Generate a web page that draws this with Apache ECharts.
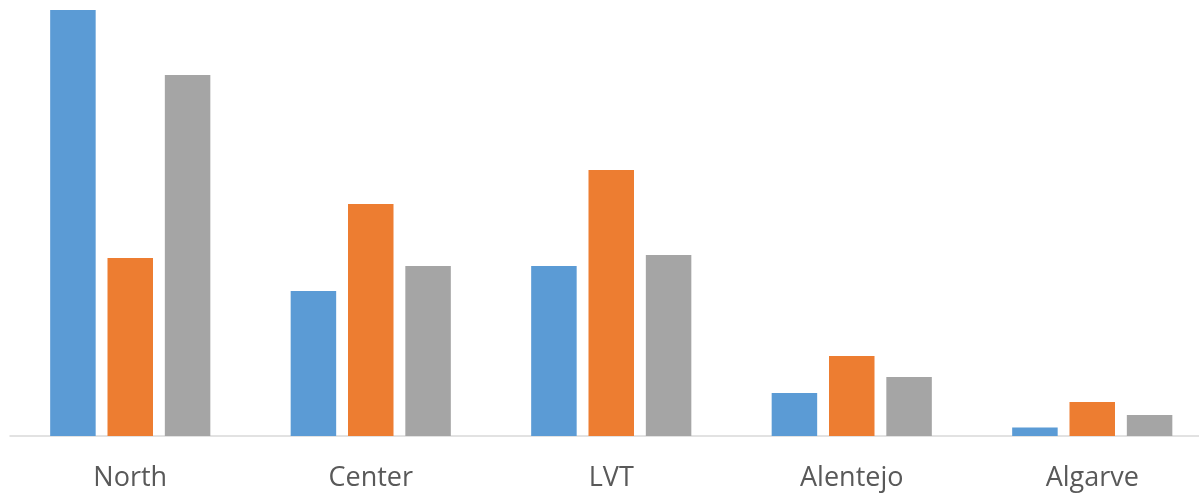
<!DOCTYPE html>
<html><head><meta charset="utf-8">
<script src="https://cdn.jsdelivr.net/npm/echarts@6/dist/echarts.min.js"></script>
<style>html,body{margin:0;padding:0;background:#fff;overflow:hidden}#c{width:1213px;height:495px}</style>
</head><body><div id="c"></div>
<script>
const categories = ['North', 'Center', 'LVT', 'Alentejo', 'Algarve'];
const series1 = [426, 145, 170, 43, 8.5];
const series2 = [178, 232, 266, 80, 34];
const series3 = [361, 170, 181, 59, 21];
const colors = ['#5B9BD5', '#ED7D31', '#A5A5A5'];

const chart = echarts.init(document.getElementById('c'), null, {renderer: 'canvas'});
const mk = (name, data, i) => ({
  name, type: 'bar', data, barWidth: 45.5, barGap: '26%',
  itemStyle: {color: colors[i]}, animation: false
});
chart.setOption({
  animation: false,
  grid: {left: 10, right: 0.5, top: 10, bottom: 59, containLabel: false},
  xAxis: {
    type: 'category', data: categories,
    axisLine: {show: true, lineStyle: {color: '#D9D9D9', width: 1.5}},
    axisTick: {show: false},
    axisLabel: {color: '#595959', fontFamily: 'Open Sans', fontSize: 27, margin: 29}
  },
  yAxis: {type: 'value', min: 0, max: 426, show: false, splitLine: {show: false}},
  series: [mk('S1', series1, 0), mk('S2', series2, 1), mk('S3', series3, 2)]
});
</script></body></html>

- [Instructions to follow]:
Leave out the pictures and repeat the lines from the start of the material through the line with "const colors = ['#5B9BD5', '#ED7D31', '#A5A5A5'];", inclusive.

- [Full response]:
Generate a web page that draws this with Apache ECharts.
<!DOCTYPE html>
<html><head><meta charset="utf-8">
<script src="https://cdn.jsdelivr.net/npm/echarts@6/dist/echarts.min.js"></script>
<style>html,body{margin:0;padding:0;background:#fff;overflow:hidden}#c{width:1213px;height:495px}</style>
</head><body><div id="c"></div>
<script>
const categories = ['North', 'Center', 'LVT', 'Alentejo', 'Algarve'];
const series1 = [426, 145, 170, 43, 8.5];
const series2 = [178, 232, 266, 80, 34];
const series3 = [361, 170, 181, 59, 21];
const colors = ['#5B9BD5', '#ED7D31', '#A5A5A5'];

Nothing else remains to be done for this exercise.